HR Tech continues to evolve, driven by AI, automation, and the shift toward hybrid workforces. As the industry grows, understanding how different HR Tech niches are valued is essential for investors, founders, and operators looking to navigate the market effectively.
Key trends like AI-driven hiring, workforce analytics, and payroll automation are shaping the competitive landscape, with some segments commanding higher valuation multiples due to recurring revenue and strong retention rates. Others, such as recruiting and engagement platforms, face cyclical demand and competitive pressure, leading to more fluctuation in valuations.
For those looking to benchmark HR Tech valuations, our HR Tech Valuation Multiples 2025 Spreadsheet provides detailed insights into revenue multiples, EBITDA multiples, and M&A trends across 100+ companies. This resource offers a data-driven foundation to assess industry trends, compare valuation benchmarks, and make more informed strategic decisions.
As HR Tech continues to scale and attract investor interest, staying ahead of valuation trends will be crucial. Whether you’re raising capital, evaluating a company, or exploring market opportunities, understanding the factors driving HR Tech valuations will give you a competitive edge.
HR Tech Valuations Vary by Niche – Payroll, HRIS, and AI-driven analytics command higher multiples, while recruiting and engagement tools face cyclical demand.

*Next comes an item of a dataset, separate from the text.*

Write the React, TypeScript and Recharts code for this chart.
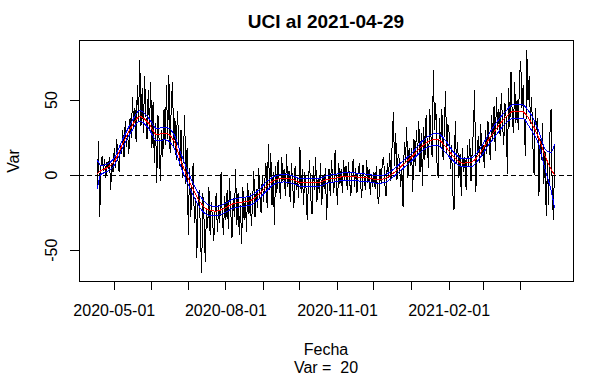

Recurring Revenue Drives Higher Multiples – Investors favor HR Tech companies with strong retention, SaaS-based revenue, and mission-critical solutions.
AI & Automation Boost Valuations – Platforms leveraging AI for hiring, workforce analytics, and payroll automation attract premium investor interest.
Public vs. Private Valuations Differ – Public HR Tech firms have lower revenue multiples, while private startups benefit from growth-based valuation models.
Economic Conditions Impact Demand – Hiring slowdowns affect recruiting valuations, while payroll and compliance solutions remain stable across economic cycles.